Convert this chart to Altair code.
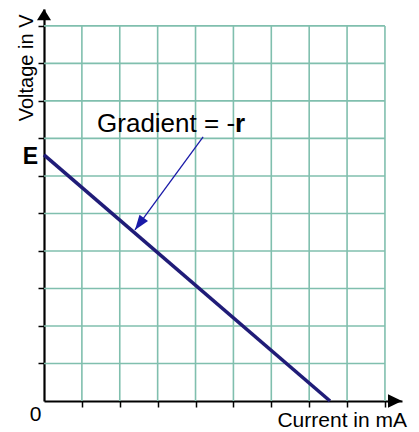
import altair as alt
import pandas as pd

# ---- data (chart units) ----
current_grid = [1, 2, 3, 4, 5, 6, 7, 8, 9]          # vertical grid lines / x ticks
voltage_grid = [1, 2, 3, 4, 5, 6, 7, 8, 9, 10]      # horizontal grid lines / y ticks
grid_current_max = 9
grid_voltage_max = 10
emf_E = 6.56            # intercept on voltage axis
current_intercept = 7.55  # intercept on current axis
line_current = [0, current_intercept]
line_voltage = [emf_E, 0]
x_axis_end = 9.45
y_axis_end = 10.45
arrow_from = [4.20, 7.04]
arrow_to = [2.40, 4.56]
label_anchor = [1.40, 7.17]

FONT = "Liberation Sans"
GRID = "#80bfae"

xs = alt.Scale(domain=[0, x_axis_end], nice=False, zero=False)
ys = alt.Scale(domain=[0, y_axis_end], nice=False, zero=False)
XA = alt.Axis(values=current_grid, labels=False, title=None, grid=False, ticks=True,
              tickSize=6, tickColor="black", tickWidth=1.5, domainColor="black", domainWidth=2.2)
YA = alt.Axis(values=voltage_grid, labels=False, title=None, grid=False, ticks=True,
              tickSize=6, tickColor="black", tickWidth=1.5, domainColor="black", domainWidth=2.2)

vgrid_df = pd.DataFrame({"x": current_grid, "y0": 0, "y1": grid_voltage_max})
hgrid_df = pd.DataFrame({"y": voltage_grid, "x0": 0, "x1": grid_current_max})

vgrid = alt.Chart(vgrid_df).mark_rule(color=GRID, strokeWidth=1.6).encode(
    x=alt.X("x:Q", scale=xs, axis=XA),
    y=alt.Y("y0:Q", scale=ys, axis=YA),
    y2="y1:Q",
)
hgrid = alt.Chart(hgrid_df).mark_rule(color=GRID, strokeWidth=1.6).encode(
    y=alt.Y("y:Q", scale=ys, axis=YA),
    x=alt.X("x0:Q", scale=xs, axis=XA),
    x2="x1:Q",
)

line_df = pd.DataFrame({"I": line_current, "V": line_voltage})
vline = alt.Chart(line_df).mark_line(color="#201c78", strokeWidth=3.6).encode(
    x=alt.X("I:Q", scale=xs, axis=XA),
    y=alt.Y("V:Q", scale=ys, axis=YA),
)

# axis arrowheads
up_df = pd.DataFrame({"x": [0], "y": [y_axis_end]})
right_df = pd.DataFrame({"x": [x_axis_end], "y": [0]})
up_head = alt.Chart(up_df).mark_point(shape="M0,0L-1,1.6L1,1.6Z", filled=True, size=196,
                                      color="black", opacity=1, strokeWidth=0).encode(
    x=alt.X("x:Q", scale=xs, axis=XA), y=alt.Y("y:Q", scale=ys, axis=YA))
right_head = alt.Chart(right_df).mark_point(shape="M0,0L-2,-0.95L-2,0.95Z", filled=True, size=196,
                                            color="black", opacity=1, strokeWidth=0).encode(
    x=alt.X("x:Q", scale=xs, axis=XA), y=alt.Y("y:Q", scale=ys, axis=YA))

# annotation arrow
arr_df = pd.DataFrame({"x": [arrow_from[0], arrow_to[0]], "y": [arrow_from[1], arrow_to[1]]})
shaft = alt.Chart(arr_df).mark_line(color="#1a1aa8", strokeWidth=1.3).encode(
    x=alt.X("x:Q", scale=xs, axis=XA), y=alt.Y("y:Q", scale=ys, axis=YA))
tip_df = pd.DataFrame({"x": [arrow_to[0]], "y": [arrow_to[1]]})
tip = alt.Chart(tip_df).mark_point(shape="M0,0L-0.7,2L0.7,2Z", filled=True, size=225, angle=216,
                                   color="#1a1aa8", opacity=1, strokeWidth=0).encode(
    x=alt.X("x:Q", scale=xs, axis=XA), y=alt.Y("y:Q", scale=ys, axis=YA))

lab_df = pd.DataFrame({"x": [label_anchor[0]], "y": [label_anchor[1]]})
grad_txt = alt.Chart(lab_df).mark_text(text="Gradient = -", align="left", baseline="alphabetic",
                                       fontSize=26, font=FONT, color="black").encode(
    x=alt.X("x:Q", scale=xs, axis=XA), y=alt.Y("y:Q", scale=ys, axis=YA))
r_txt = alt.Chart(lab_df).mark_text(text="r", align="left", baseline="alphabetic", dx=138,
                                    fontSize=26, font=FONT, fontWeight="bold", color="black").encode(
    x=alt.X("x:Q", scale=xs, axis=XA), y=alt.Y("y:Q", scale=ys, axis=YA))

e_df = pd.DataFrame({"x": [0], "y": [emf_E]})
e_txt = alt.Chart(e_df).mark_text(text="E", align="right", baseline="middle", dx=-6, dy=2,
                                  fontSize=23, font=FONT, fontWeight="bold", color="black").encode(
    x=alt.X("x:Q", scale=xs, axis=XA), y=alt.Y("y:Q", scale=ys, axis=YA))

o_df = pd.DataFrame({"x": [0], "y": [0]})
zero_txt = alt.Chart(o_df).mark_text(text="0", align="center", baseline="alphabetic", dx=-8.5, dy=20,
                                     fontSize=21, font=FONT, color="black").encode(
    x=alt.X("x:Q", scale=xs, axis=XA), y=alt.Y("y:Q", scale=ys, axis=YA))

cur_df = pd.DataFrame({"x": [x_axis_end], "y": [0]})
cur_txt = alt.Chart(cur_df).mark_text(text="Current in mA", align="right", baseline="alphabetic",
                                      dx=5, dy=26, fontSize=21, font=FONT, color="black").encode(
    x=alt.X("x:Q", scale=xs, axis=XA), y=alt.Y("y:Q", scale=ys, axis=YA))

volt_df = pd.DataFrame({"x": [0], "y": [8.88]})
volt_txt = alt.Chart(volt_df).mark_text(text="Voltage in V", align="center", baseline="alphabetic",
                                        angle=270, dy=-11, fontSize=20, font=FONT, color="black").encode(
    x=alt.X("x:Q", scale=xs, axis=XA), y=alt.Y("y:Q", scale=ys, axis=YA))

chart = alt.layer(
    vgrid, hgrid, vline, shaft, tip, up_head, right_head,
    grad_txt, r_txt, e_txt, zero_txt, cur_txt, volt_txt,
).properties(
    width=358, height=392,
    autosize=alt.AutoSizeParams(type="none"),
    padding={"left": 36, "top": 1, "right": 9, "bottom": 31},
    background="white",
).configure_view(stroke=None)

chart.save("out.html", embed_options={"renderer": "svg", "actions": False})
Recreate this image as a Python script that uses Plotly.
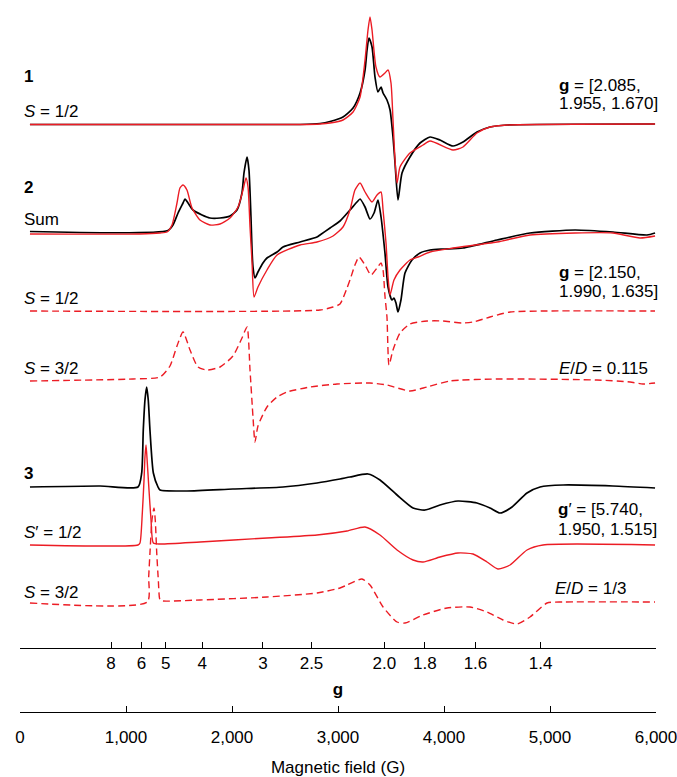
import numpy as np
import plotly.graph_objects as go

# ---------------- data (field in G, intensity in arbitrary units) ----------------
MW_FREQ_GHZ = 9.622          # X-band frequency used for the g scale
G_CONST = 714.477            # B[G] = G_CONST * nu[GHz] / g

g_ticks = [8, 6, 5, 4, 3, 2.5, 2.0, 1.8, 1.6, 1.4]
g_tick_text = ["8", "6", "5", "4", "3", "2.5", "2.0", "1.8", "1.6", "1.4"]
field_ticks = [0, 1000, 2000, 3000, 4000, 5000, 6000]
field_tick_text = ["0", "1,000", "2,000", "3,000", "4,000", "5,000", "6,000"]

# Complex 1 : experiment (black) and S = 1/2 simulation (red)
c1_exp_field = [94, 2642, 2830, 2925, 3047, 3142, 3208, 3255, 3274, 3292, 3321, 3349, 3377, 3406, 3425,
                3462, 3491, 3519, 3538, 3566, 3604, 3679, 3774, 3868, 3962, 4085, 4179, 4311, 4434, 4594, 5991]
c1_exp_int = [0, 0, 1, 3, 7.5, 16.5, 31.5, 54.5, 74.5, 86.5, 77.5, 47.5, 32.5, 37.5, 31.5,
              24.5, 14.5, -12.5, -38.5, -75.5, -48.5, -32.5, -18.5, -12.5, -15.5, -21.5, -17.5, -7.5, -2.5, -0.5, 0.5]
c1_sim_field = [94, 2642, 2830, 2925, 3047, 3142, 3208, 3255, 3283, 3302, 3321, 3358, 3396, 3443, 3472,
                3500, 3519, 3538, 3557, 3585, 3679, 3802, 3868, 4085, 4179, 4311, 4434, 4594, 5991]
c1_sim_int = [0, 0, 0.5, 1.5, 4.5, 12.5, 27.5, 64.5, 94.5, 107.5, 94.5, 57.5, 47.5, 51.5, 54.5,
              41.5, 4.5, -35.5, -58.5, -42.5, -28.5, -20.5, -16.5, -25.5, -22.5, -8.5, -2.5, -0.5, 0.5]

# Complex 2 : experiment (black) and sum of simulations (red)
c2_exp_field = [94, 1396, 1443, 1491, 1538, 1557, 1585, 1632, 1717, 1792,
                1887, 1981, 2047, 2094, 2113, 2142, 2160, 2179, 2189, 2198,
                2217, 2245, 2292, 2330, 2425, 2481, 2642, 2802, 2830, 2925,
                3019, 3113, 3179, 3208, 3255, 3302, 3340, 3377, 3406, 3443,
                3472, 3509, 3528, 3547, 3566, 3594, 3632, 3698, 3774, 3868,
                3991, 4179, 4500, 4811, 5236, 5594, 5915, 5991]
c2_exp_int = [0.5, 1.5, 7, 19, 29, 33, 29, 22, 17, 14,
              14, 16, 22, 39, 59, 75, 62, 15, -18, -35,
              -46, -40, -31, -26, -20, -15, -10, -5, -3, 4,
              11, 22, 30, 33, 25, 13, 19, 32, 15, -21,
              -55, -68, -66, -71, -80, -68, -41, -28, -21, -18,
              -17, -16, -8, -1, 2, 0, -3, -1]
c2_sum_field = [94, 1132, 1321, 1387, 1434, 1481, 1509, 1538, 1575, 1623,
                1698, 1792, 1887, 1981, 2057, 2104, 2132, 2151, 2170, 2189,
                2208, 2245, 2330, 2425, 2642, 2802, 2953, 3047, 3113, 3160,
                3208, 3255, 3321, 3368, 3406, 3425, 3453, 3472, 3491, 3528,
                3585, 3679, 3755, 3868, 4085, 4500, 4811, 5236, 5594, 5849, 5991]
c2_sum_int = [-2, -2, -1, 0, 7, 29, 44, 47, 42, 24,
              12, 7, 8, 14, 25, 42, 54, 45, 5, -30,
              -65, -55, -38, -23, -13, -10, -4, 5, 22, 42,
              49, 40, 30, 37, 40, 22, -11, -45, -63, -48,
              -38, -28, -25, -20, -16, -10, -3, -1, -1, -6, -4]
# Complex 2 components
c2_s12_field = [94, 2830, 2953, 3019, 3085, 3113, 3160, 3198, 3255, 3311,
                3368, 3406, 3425, 3443, 3462, 3481, 3519, 3585, 3679, 3840,
                3991, 4170, 4274, 4434, 4623, 4972, 5991]
c2_s12_int = [0, 1, 4, 7, 23, 31, 46, 54, 46, 36,
              43, 48, 41, 15, -6, -54, -39, -22, -13, -10,
              -10, -12, -11, -6, -1, 0, 0]
c2_s32_field = [94, 1066, 1321, 1415, 1481, 1538, 1604, 1679, 1764, 1887,
                2009, 2094, 2142, 2170, 2198, 2217, 2245, 2330, 2425, 2519,
                2736, 2991, 3302, 3462, 3679, 3840, 4057, 4500, 5443, 5755, 5877, 5991]
c2_s32_int = [-1, 1, 3, 14, 34, 48, 30, 13, 10, 13,
              24, 42, 53, 10, -37, -62, -46, -27, -17, -12,
              -7, -4, -3, -5, -11, -7, -1, 1, 0, -2, -4, -3]

# Complex 3 : experiment (black) and two simulations (red)
c3_exp_field = [94, 755, 1113, 1148, 1163, 1179, 1195, 1210, 1226, 1258,
                1302, 1321, 1575, 2009, 2481, 2802, 3019, 3113, 3283, 3396,
                3557, 3708, 3821, 3962, 4132, 4311, 4434, 4528, 4642, 4783,
                4906, 5123, 5594, 5991]
c3_exp_int = [1, 2, 1, 15, 58, 88, 101, 88, 58, 15,
              1, -2, -3, -1, 1, 5, 9, 11, 14, 8,
              -7, -20, -22, -17, -13, -15, -20, -25, -19, -5,
              1, 3, 2, 0]
c3_s12_field = [94, 1113, 1132, 1154, 1170, 1179, 1189, 1201, 1217, 1236,
                1258, 1321, 1698, 2330, 2802, 3085, 3255, 3396, 3557, 3708,
                3802, 3962, 4132, 4274, 4406, 4509, 4623, 4783, 4934, 5991]
c3_s12_int = [0, 0, 2, 32, 65, 88, 100, 82, 55, 25,
              2, 1, 3, 7, 10, 14, 18, 10, -5, -15,
              -17, -12, -8, -9, -17, -24, -20, -5, 0, 0]
c3_s32_field = [94, 1201, 1214, 1226, 1245, 1264, 1276, 1290, 1305, 1321,
                1349, 1698, 2330, 2802, 3019, 3085, 3226, 3302, 3425, 3557,
                3632, 3802, 4028, 4245, 4406, 4557, 4689, 4811, 4972, 5123, 5991]
c3_s32_int = [-1, 0, 25, 49, 82, 94, 82, 49, 22, 2,
              1, 2, 5, 9, 14, 17, 23, 17, -5, -20,
              -21, -13, -6, -5, -10, -18, -22, -15, -1, 0, 0]

# ---------------- layout helpers (pixel geometry) ----------------
W, H = 677, 777
ML, MR = 20, 21
PLOT_BOTTOM = 648            # g-axis line (pixel row)
FIELD_AXIS = 712             # field axis line (pixel row)

def paper_x(px):
    return (px - ML) / (W - ML - MR)

def paper_y(py):
    return (H - py) / H

RED = "#ec1c24"
BLACK = "#000000"

# vertical offsets (pixel rows of each baseline)
offsets = {"c1": 124.5, "c2": 232, "c2_s12": 311, "c2_s32": 380,
           "c3": 488, "c3_s12": 545, "c3_s32": 602}

fig = go.Figure()

def add(field, inten, off, color, width, dash=None):
    y = np.array(inten, dtype=float) - off
    fig.add_trace(go.Scatter(
        x=field, y=y, mode="lines",
        line=dict(color=color, width=width, dash=dash, shape="spline", smoothing=0.6),
        hoverinfo="skip", showlegend=False))

add(c1_exp_field, c1_exp_int, offsets["c1"], BLACK, 1.7)
add(c1_sim_field, c1_sim_int, offsets["c1"], RED, 1.4)
add(c2_exp_field, c2_exp_int, offsets["c2"], BLACK, 1.7)
add(c2_sum_field, c2_sum_int, offsets["c2"], RED, 1.4)
add(c2_s12_field, c2_s12_int, offsets["c2_s12"], RED, 1.4, "7px,4px")
add(c2_s32_field, c2_s32_int, offsets["c2_s32"], RED, 1.4, "7px,4px")
add(c3_exp_field, c3_exp_int, offsets["c3"], BLACK, 1.7)
add(c3_s12_field, c3_s12_int, offsets["c3_s12"], RED, 1.4)
add(c3_s32_field, c3_s32_int, offsets["c3_s32"], RED, 1.4, "7px,4px")

# dummy trace to activate the g axis
g_field_pos = [G_CONST * MW_FREQ_GHZ / g for g in g_ticks]
fig.add_trace(go.Scatter(x=[0, 6000], y=[None, None], xaxis="x2", yaxis="y",
                         mode="lines", showlegend=False, hoverinfo="skip"))

FONT = "Liberation Sans, Arial, Helvetica, sans-serif"
FS = 17

annots = []
def label(text, px, py, anchor="left"):
    annots.append(dict(text=text, x=paper_x(px), y=paper_y(py), xref="paper", yref="paper",
                       xanchor=anchor, yanchor="middle", showarrow=False,
                       font=dict(family=FONT, size=FS, color="black")))

label("<b>1</b>", 22, 77)
label("<i>S</i> = 1/2", 22, 112)
label("<b>2</b>", 22, 187)
label("Sum", 22, 219)
label("<i>S</i> = 1/2", 22, 298)
label("<i>S</i> = 3/2", 22, 368)
label("<b>3</b>", 22, 473)
label("<i>S</i>′ = 1/2", 22, 532)
label("<i>S</i> = 3/2", 22, 592)

label("<b>g</b> = [2.085,", 557, 85)
label("1.955, 1.670]", 557, 103)
label("<b>g</b> = [2.150,", 557, 272)
label("1.990, 1.635]", 557, 292)
label("<i>E</i>/<i>D</i> = 0.115", 557, 368)
label("<b>g</b>′ = [5.740,", 556, 509)
label("1.950, 1.515]", 556, 529)
label("<i>E</i>/<i>D</i> = 1/3", 553, 588)

fig.update_layout(
    width=W, height=H,
    margin=dict(l=ML, r=MR, t=0, b=0),
    paper_bgcolor="white", plot_bgcolor="white",
    font=dict(family=FONT, size=FS, color="black"),
    annotations=annots,
    xaxis=dict(range=[0, 6000], anchor="free", position=paper_y(FIELD_AXIS),
               tickvals=field_ticks, ticktext=field_tick_text,
               ticks="inside", ticklen=6, tickwidth=1, tickcolor="black",
               ticklabeloverflow="allow", ticklabelstandoff=10,
               showline=True, linecolor="black", linewidth=1,
               showgrid=False, zeroline=False,
               tickfont=dict(family=FONT, size=FS),
               title=dict(text="Magnetic field (G)", standoff=14,
                          font=dict(family=FONT, size=FS))),
    xaxis2=dict(range=[0, 6000], overlaying="x", anchor="y", side="bottom",
                tickvals=g_field_pos, ticktext=g_tick_text,
                ticks="inside", ticklen=6, tickwidth=1, tickcolor="black",
                ticklabeloverflow="allow",
                showline=True, linecolor="black", linewidth=1,
                showgrid=False, zeroline=False,
                tickfont=dict(family=FONT, size=FS),
                title=dict(text="<b>g</b>", standoff=10,
                           font=dict(family=FONT, size=FS))),
    yaxis=dict(domain=[paper_y(PLOT_BOTTOM), 1], range=[-PLOT_BOTTOM, 0],
               visible=False, showgrid=False, zeroline=False),
)

fig.write_html("out.html",
               config={"displayModeBar": False, "staticPlot": True},
               post_script="document.body.style.margin='0px';document.body.style.overflow='hidden';")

» **Written instruction**: Extract exactly the lines running from the line containing "Recreate this image" to the line containing "import plotly.graph_objects as go", with both end lines included and all pictures left out.

» **Solution for this task**:
Recreate this image as a Python script that uses Plotly.
import numpy as np
import plotly.graph_objects as go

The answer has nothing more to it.